An easy reference in point would be The Wedding String Quartet, where the cello with its simple eight notes stays as a grounding constant throughout the piece as the ribbony swirls of violins and viola add on to fill out the music. The undercurrent in Maestro Ilaiyaraja’s Sundari Kannaal Oru Sethi is in the soulful glide of violins beneath the vocals in a performance that is otherwise a swirling deluge of woodwinds and brass crashing about. In Hans Zimmer’s Cornfield Chase, it is in the strings that weave in and out at first and then recede into just a reminder as the piano and organ take over.
But in the stretch between 1:00 and 6:00 minutes of The Danish National Symphony Orchestra’s Game of Thrones – Suite & Rains of Castamere, the undercurrent is an entirely different creature altogether. Push the volume up for this one, wear noise-canceling headphones or cup your hands over the earbuds. Do whatever it takes to keep the experience exclusive because the impalpable entity traveling beneath the music here is no specific instrument or vocal, but rather a deep, rolling reverberation that seems to emanate from nowhere in particular. If you think it is the bass, wait until Johan Karlström’s brilliant vocal begins. If you think it is the vocal, then wait for the rest of the orchestra to swoop in. The undercurrent here is simply that, a mere sensation that is lower than the lowest rumble, a will-o’-the-wisp presence of an elusive subtlety that seeps even into the silence between the notes.

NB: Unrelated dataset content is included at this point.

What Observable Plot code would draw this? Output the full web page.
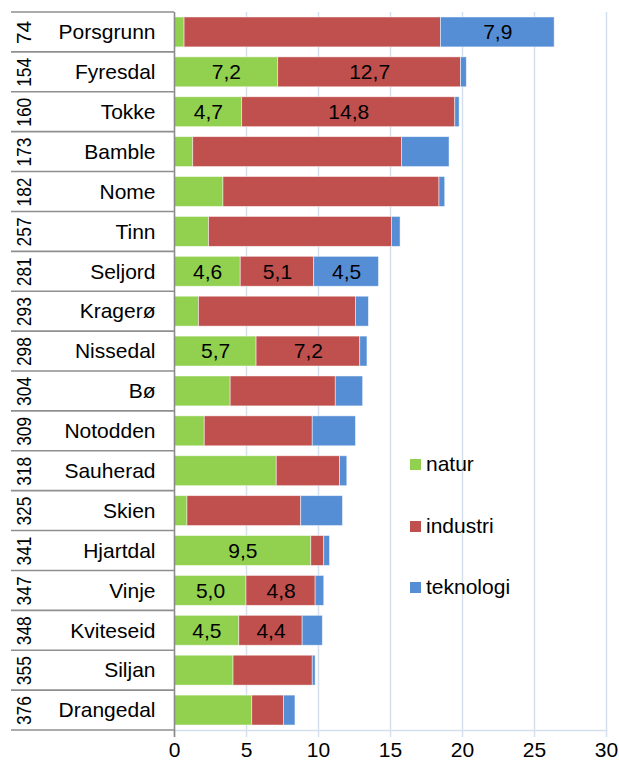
<!DOCTYPE html>
<html>
<head>
<meta charset="utf-8">
<script src="https://cdn.jsdelivr.net/npm/d3@7"></script>
<script src="https://cdn.jsdelivr.net/npm/@observablehq/plot@0.6"></script>
<style>
  html, body { margin: 0; padding: 0; background: #fff; }
  #wrap { position: relative; width: 619px; height: 764px; font-family: "Liberation Sans", Arial, sans-serif; }
  .legend { position: absolute; left: 410px; font-size: 21px; color: #000; }
  .legend .item { position: absolute; left: 0; display: flex; align-items: center; white-space: nowrap; }
  .legend .sw { width: 11px; height: 11px; margin-right: 5px; }
</style>
</head>
<body>
<div id="wrap"></div>
<script>
const names = ["Porsgrunn","Fyresdal","Tokke","Bamble","Nome","Tinn","Seljord","Kragerø","Nissedal","Bø","Notodden","Sauherad","Skien","Hjartdal","Vinje","Kviteseid","Siljan","Drangedal"];
const ranks = ["74","154","160","173","182","257","281","293","298","304","309","318","325","341","347","348","355","376"];
const natur     = [0.7, 7.2, 4.7, 1.3, 3.4, 2.4, 4.6, 1.7, 5.7, 3.9, 2.1, 7.1, 0.9, 9.5, 5.0, 4.5, 4.1, 5.4];
const industri  = [17.8, 12.7, 14.8, 14.5, 15.0, 12.7, 5.1, 10.9, 7.2, 7.3, 7.5, 4.4, 7.9, 0.9, 4.8, 4.4, 5.5, 2.2];
const teknologi = [7.9, 0.4, 0.3, 3.3, 0.4, 0.6, 4.5, 0.9, 0.5, 1.9, 3.0, 0.5, 2.9, 0.4, 0.6, 1.4, 0.2, 0.8];
const showNatur     = [0,1,1,0,0,0,1,0,1,0,0,0,0,1,1,1,0,0];
const showIndustri  = [0,1,1,0,0,0,1,0,1,0,0,0,0,0,1,1,0,0];
const showTeknologi = [1,0,0,0,0,0,1,0,0,0,0,0,0,0,0,0,0,0];
const series = ["natur","industri","teknologi"];
const colors = ["#92D050","#C0504D","#558ED5"];
const xTicks = [0,5,10,15,20,25,30];

const vals = {natur, industri, teknologi};
const shows = {natur: showNatur, industri: showIndustri, teknologi: showTeknologi};
const data = names.flatMap((n, i) => series.map(s => ({name: n, serie: s, value: vals[s][i], show: !!shows[s][i]})));
const rankData = names.map((n, i) => ({name: n, rank: ranks[i]}));
const fmt = v => v.toFixed(1).replace(".", ",");

const chart = Plot.plot({
  width: 619, height: 764,
  marginLeft: 174, marginRight: 13, marginTop: 12, marginBottom: 34,
  style: {fontFamily: "Liberation Sans, Arial, sans-serif", fontSize: "21px", color: "#000", background: "#fff"},
  x: {domain: [0, 30], label: null},
  y: {domain: names, paddingInner: 0.25, paddingOuter: 0.125, round: false, label: null},
  color: {domain: series, range: colors},
  marks: [
    Plot.gridX(xTicks.slice(1), {stroke: "#d5e0ee", strokeOpacity: 1, strokeWidth: 1.5}),
    Plot.barX(data, Plot.stackX({x: "value", y: "name", fill: "serie", order: series, stroke: "#fff", strokeWidth: 0.8, strokeOpacity: 0.6})),
    Plot.text(data, Plot.stackX({x: "value", y: "name", z: "serie", order: series, text: d => d.show ? fmt(d.value) : null, fill: "#000", fontSize: 21})),
    Plot.frame({anchor: "bottom", stroke: "#d5e0ee", strokeWidth: 1.5}),
    Plot.axisX(xTicks, {tickSize: 7, tickPadding: 5, stroke: "#d5e0ee", strokeWidth: 1.5, fill: "#000", fontSize: 21, label: null}),
    Plot.ruleX([0], {stroke: "#8a8a8a", strokeWidth: 1.6, insetBottom: -7}),
    Plot.axisY({tickSize: 0, tickPadding: 19, fontSize: 21, label: null, fill: "#000"}),
    Plot.text(rankData, {y: "name", text: "rank", frameAnchor: "left", textAnchor: "middle", lineAnchor: "middle", dx: -150, rotate: -90, fontSize: 21, fill: "#000", className: "rank"})
  ]
});

const svg = d3.select(chart);
// compress three-digit rank numbers to fit the row
svg.selectAll(".rank text").each(function() {
  const t = d3.select(this);
  if (t.text().length >= 3) t.attr("textLength", 29).attr("lengthAdjust", "spacingAndGlyphs");
});
// table separators built from the y scale
const ys = chart.scale("y");
const edges = [];
names.forEach((n, i) => {
  const c = ys.apply(n) + ys.bandwidth / 2;
  if (i === 0) edges.push(c - ys.step / 2);
  edges.push(c + ys.step / 2);
});
const xs = chart.scale("x");
const x0 = xs.apply(0);
svg.append("g").selectAll("line").data(edges).join("line")
  .attr("x1", 11).attr("x2", x0).attr("y1", d => d).attr("y2", d => d)
  .attr("stroke", "#8f8f8f").attr("stroke-width", 1.6);

const wrap = document.getElementById("wrap");
wrap.appendChild(chart);

// legend
const legend = document.createElement("div");
legend.className = "legend";
legend.style.top = "0px";
const legendTops = [452, 514, 575];
series.forEach((s, i) => {
  const it = document.createElement("div");
  it.className = "item";
  it.style.top = legendTops[i] + "px";
  it.innerHTML = `<span class="sw" style="background:${colors[i]}"></span><span>${s}</span>`;
  legend.appendChild(it);
});
wrap.appendChild(legend);
</script>
</body>
</html>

Much like the indiscernible rumble underneath thunderous music, I learn that there is a different kind of rumble underneath the silence of meditation, a rumble called Awareness. But this requires a different kind of zeroing in to know its presence. It requires a flip of a switch so fundamentally simple that it is the most difficult to do because it goes against the meticulous grain of evolution.

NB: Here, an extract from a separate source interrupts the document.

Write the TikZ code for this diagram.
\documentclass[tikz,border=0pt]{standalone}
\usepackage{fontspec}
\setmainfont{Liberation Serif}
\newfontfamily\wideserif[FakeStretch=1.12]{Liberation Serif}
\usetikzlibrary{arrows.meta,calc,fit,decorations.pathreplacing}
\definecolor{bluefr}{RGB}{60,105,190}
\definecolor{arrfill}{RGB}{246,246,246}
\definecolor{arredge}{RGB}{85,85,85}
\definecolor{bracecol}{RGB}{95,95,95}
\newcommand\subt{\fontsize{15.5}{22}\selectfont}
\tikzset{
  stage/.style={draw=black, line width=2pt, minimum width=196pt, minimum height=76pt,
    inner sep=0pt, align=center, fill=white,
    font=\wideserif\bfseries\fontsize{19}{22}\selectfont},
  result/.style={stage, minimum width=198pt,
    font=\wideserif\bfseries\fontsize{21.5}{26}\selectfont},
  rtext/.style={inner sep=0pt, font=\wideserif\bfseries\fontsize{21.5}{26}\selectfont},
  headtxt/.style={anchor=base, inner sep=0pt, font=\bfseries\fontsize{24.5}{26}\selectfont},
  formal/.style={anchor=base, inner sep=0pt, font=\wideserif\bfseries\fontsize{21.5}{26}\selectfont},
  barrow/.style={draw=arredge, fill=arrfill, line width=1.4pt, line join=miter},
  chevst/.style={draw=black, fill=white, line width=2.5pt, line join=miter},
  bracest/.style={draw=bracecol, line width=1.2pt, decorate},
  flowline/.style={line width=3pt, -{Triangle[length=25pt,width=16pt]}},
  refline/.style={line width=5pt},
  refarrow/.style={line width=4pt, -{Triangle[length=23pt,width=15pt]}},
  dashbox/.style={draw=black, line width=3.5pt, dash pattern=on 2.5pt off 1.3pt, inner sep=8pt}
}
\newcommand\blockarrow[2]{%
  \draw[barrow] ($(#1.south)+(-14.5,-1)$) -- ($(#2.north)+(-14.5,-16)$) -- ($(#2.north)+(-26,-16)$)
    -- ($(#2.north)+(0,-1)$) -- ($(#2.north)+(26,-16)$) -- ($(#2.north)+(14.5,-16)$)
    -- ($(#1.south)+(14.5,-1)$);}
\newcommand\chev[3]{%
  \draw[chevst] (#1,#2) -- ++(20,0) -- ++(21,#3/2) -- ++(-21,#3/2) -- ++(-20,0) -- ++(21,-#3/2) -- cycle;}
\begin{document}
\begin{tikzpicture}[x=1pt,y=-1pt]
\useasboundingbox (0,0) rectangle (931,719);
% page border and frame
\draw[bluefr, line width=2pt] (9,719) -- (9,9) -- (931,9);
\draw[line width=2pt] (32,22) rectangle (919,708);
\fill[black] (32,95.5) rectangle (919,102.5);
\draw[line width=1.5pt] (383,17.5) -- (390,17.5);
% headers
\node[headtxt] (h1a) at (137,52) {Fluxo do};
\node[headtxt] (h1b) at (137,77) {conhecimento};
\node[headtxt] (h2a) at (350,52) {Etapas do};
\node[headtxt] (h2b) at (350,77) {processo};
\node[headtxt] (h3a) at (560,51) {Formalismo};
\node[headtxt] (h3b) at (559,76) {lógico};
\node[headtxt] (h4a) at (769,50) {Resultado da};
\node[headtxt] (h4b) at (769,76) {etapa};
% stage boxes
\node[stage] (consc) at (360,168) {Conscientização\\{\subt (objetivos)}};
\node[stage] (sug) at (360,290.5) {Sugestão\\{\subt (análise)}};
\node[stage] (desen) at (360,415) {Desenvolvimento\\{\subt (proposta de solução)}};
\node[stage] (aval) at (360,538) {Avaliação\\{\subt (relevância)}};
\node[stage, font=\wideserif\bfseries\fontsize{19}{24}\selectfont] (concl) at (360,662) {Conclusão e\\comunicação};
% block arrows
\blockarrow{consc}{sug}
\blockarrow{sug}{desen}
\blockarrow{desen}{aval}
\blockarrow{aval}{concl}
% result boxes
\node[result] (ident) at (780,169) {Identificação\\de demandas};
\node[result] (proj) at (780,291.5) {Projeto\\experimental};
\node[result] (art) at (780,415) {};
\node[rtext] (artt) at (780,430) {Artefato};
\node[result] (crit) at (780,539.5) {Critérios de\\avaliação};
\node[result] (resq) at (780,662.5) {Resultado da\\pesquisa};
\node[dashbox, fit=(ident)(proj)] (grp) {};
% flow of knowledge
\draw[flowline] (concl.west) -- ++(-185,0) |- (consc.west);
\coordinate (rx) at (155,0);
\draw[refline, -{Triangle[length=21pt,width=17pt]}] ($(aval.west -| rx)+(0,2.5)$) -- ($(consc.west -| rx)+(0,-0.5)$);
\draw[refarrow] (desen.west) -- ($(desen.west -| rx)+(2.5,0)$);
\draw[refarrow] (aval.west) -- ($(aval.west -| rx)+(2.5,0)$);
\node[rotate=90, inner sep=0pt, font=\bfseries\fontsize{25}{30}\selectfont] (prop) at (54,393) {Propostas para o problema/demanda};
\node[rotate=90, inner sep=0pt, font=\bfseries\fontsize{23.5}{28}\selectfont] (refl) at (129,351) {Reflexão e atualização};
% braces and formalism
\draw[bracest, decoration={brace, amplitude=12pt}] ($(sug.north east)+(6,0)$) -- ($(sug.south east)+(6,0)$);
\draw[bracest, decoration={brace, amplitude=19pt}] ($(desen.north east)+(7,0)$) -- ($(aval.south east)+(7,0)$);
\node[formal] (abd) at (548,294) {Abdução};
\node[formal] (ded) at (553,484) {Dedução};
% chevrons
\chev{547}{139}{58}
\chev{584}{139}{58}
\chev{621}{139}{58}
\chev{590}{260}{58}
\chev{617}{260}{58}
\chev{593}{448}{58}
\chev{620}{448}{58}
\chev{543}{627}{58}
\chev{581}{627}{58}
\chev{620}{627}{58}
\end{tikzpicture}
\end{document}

We think that we can reach into our soul’s stillness by being still. But the tool we use for that purpose is not designed to be still. In all fairness, the brain is not built to be in the now, but rather to analyze the past and contemplate the future for our precious survival. By virtue of association, the mind which is the front end for the cracklings and snappings of the brain is no better in this predicament. So if we ask the mind to be a mere spectator of the comings and goings of our thoughts or gaslight it into going full-on AWOL to be in the now, it is certain to buck and resist. But give the mind a task, something to look for and it might just do the trick.
Ask the mind to look for the rumble beneath the silence and it might just lead us to the source.
“Knowing or being aware is the primary ingredient in all knowledge and experience. It is the background on which all knowledge and experience take place.”